L’ancien Premier ministre tchadien et figure de l’opposition Succès Masra a été renvoyé devant la chambre criminelle par la chambre d’accusation de N’Djaména le 30 juillet dernier. Cette décision judiciaire fait suite à son arrestation à son domicile et aux accusations portées contre lui dans le cadre des violences survenues le 14 mai à Mandakao, dans la province du Logone Occidental.
Le procureur de la République de N’Djaména a formellement mis en cause Succès Masra pour des faits particulièrement graves : incitation à la haine et à la révolte, constitution et complicité de bandes armées, complicité d’assassinat, incendie volontaire et profanation de sépulcres.

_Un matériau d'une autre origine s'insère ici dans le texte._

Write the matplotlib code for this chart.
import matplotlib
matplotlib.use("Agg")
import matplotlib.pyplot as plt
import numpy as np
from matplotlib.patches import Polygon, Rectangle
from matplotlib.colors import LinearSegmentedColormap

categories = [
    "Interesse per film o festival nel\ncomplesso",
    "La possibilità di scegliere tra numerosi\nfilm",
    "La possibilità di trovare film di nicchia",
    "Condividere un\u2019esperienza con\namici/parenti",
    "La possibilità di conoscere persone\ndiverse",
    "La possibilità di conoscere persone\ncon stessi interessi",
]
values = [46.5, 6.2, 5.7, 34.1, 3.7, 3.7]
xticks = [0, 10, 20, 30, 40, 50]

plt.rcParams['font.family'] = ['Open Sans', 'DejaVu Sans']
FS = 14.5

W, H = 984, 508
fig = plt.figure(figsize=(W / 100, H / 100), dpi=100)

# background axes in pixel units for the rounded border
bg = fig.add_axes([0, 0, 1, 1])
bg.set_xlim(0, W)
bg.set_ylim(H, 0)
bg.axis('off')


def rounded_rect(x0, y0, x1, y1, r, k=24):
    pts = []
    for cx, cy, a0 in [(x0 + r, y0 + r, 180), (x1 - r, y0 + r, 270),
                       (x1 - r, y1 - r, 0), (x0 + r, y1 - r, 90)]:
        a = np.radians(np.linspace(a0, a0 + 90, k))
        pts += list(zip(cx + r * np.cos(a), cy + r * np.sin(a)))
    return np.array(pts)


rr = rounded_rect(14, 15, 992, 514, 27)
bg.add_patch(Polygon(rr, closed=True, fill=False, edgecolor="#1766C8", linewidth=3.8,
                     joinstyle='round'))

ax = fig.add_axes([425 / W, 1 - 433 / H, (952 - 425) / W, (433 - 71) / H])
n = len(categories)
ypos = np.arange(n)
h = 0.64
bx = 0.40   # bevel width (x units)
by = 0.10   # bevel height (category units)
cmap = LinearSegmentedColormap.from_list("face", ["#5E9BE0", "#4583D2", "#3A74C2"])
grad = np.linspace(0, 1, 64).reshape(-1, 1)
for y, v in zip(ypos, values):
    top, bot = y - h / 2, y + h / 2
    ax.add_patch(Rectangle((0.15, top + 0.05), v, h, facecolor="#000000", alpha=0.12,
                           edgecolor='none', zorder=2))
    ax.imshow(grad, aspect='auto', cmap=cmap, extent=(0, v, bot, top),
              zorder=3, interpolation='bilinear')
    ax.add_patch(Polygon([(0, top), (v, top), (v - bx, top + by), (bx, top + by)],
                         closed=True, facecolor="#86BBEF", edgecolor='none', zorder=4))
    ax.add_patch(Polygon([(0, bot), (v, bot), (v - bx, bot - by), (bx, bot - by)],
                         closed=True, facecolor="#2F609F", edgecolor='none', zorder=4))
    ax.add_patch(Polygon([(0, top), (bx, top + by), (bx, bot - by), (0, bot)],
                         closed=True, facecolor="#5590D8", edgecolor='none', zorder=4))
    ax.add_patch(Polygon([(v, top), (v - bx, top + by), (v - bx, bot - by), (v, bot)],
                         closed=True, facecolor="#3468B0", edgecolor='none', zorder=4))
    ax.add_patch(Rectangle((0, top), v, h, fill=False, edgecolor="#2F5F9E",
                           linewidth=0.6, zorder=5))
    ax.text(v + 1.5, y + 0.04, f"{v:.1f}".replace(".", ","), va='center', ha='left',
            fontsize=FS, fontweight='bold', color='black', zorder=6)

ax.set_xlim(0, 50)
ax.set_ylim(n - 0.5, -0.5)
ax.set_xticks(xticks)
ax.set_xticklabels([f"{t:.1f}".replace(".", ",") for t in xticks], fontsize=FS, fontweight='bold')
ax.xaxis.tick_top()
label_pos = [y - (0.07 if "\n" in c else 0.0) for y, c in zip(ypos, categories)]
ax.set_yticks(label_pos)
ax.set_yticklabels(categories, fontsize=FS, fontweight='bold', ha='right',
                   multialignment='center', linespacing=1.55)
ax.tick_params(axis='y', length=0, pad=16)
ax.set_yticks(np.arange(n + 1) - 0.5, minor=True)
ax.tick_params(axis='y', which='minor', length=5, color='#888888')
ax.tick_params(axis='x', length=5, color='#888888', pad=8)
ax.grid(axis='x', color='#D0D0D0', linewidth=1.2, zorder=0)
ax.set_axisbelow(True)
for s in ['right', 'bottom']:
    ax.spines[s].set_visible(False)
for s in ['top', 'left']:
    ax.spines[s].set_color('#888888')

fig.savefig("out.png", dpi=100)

Ces accusations, toutes liées aux événements tragiques du 14 mai dans la province du Logone Occidental, constituent un arsenal judiciaire lourd qui pourrait valoir à l’opposant plusieurs années de prison en cas de condamnation.
Succès Masra occupe une position particulière dans l’échiquier politique tchadien. Après avoir assumé les fonctions de Premier ministre de transition sous Mahamat Idriss Déby, il a retrouvé son statut d’opposant et multiplie les appels en faveur de réformes démocratiques. Cette trajectoire politique singulière, passant du pouvoir à l’opposition, en fait une figure incontournable mais également surveillée du paysage politique national. Le Tchad traverse depuis plusieurs années une période de transition politique délicate, marquée par des tensions récurrentes entre les autorités et les mouvements d’opposition.
Cette affaire judiciaire risque d’exacerber les tensions politiques dans un pays déjà fragilisé par l’instabilité. Le procès de Succès Masra pourrait devenir un test de crédibilité pour le système judiciaire tchadien, scruté de près par la communauté internationale. Les prochaines étapes procédurales détermineront si cette affaire contribuera à apaiser ou à envenimer davantage le climat politique national, dans un contexte où le processus de transition démocratique reste fragile.
La défense de Succès Masra, menée par Me Saïd Larifou, avocat au barreau de Moroni aux Comores, conteste vigoureusement la régularité de la procédure. Dans un communiqué à la presse, l’avocat dénonce un dossier “dénué de preuves matérielles ou de témoignages crédibles” et qualifie les poursuites d'”arbitraires”. Il accuse ouvertement les autorités judiciaires d’agir sous pression politique, transformant cette affaire en symbole des tensions entre justice et pouvoir politique.
Me Larifou a également saisi l’opinion internationale en appelant à la vigilance des partenaires du Tchad et des organisations de défense des droits humains. Cette stratégie de communication vise à internationaliser l’affaire et à exercer une pression diplomatique sur les autorités tchadiennes. L’avocat exige des juridictions nationales qu’elles garantissent pleinement les droits de la défense, soulignant les enjeux démocratiques qui dépassent le simple cadre judiciaire de cette affaire.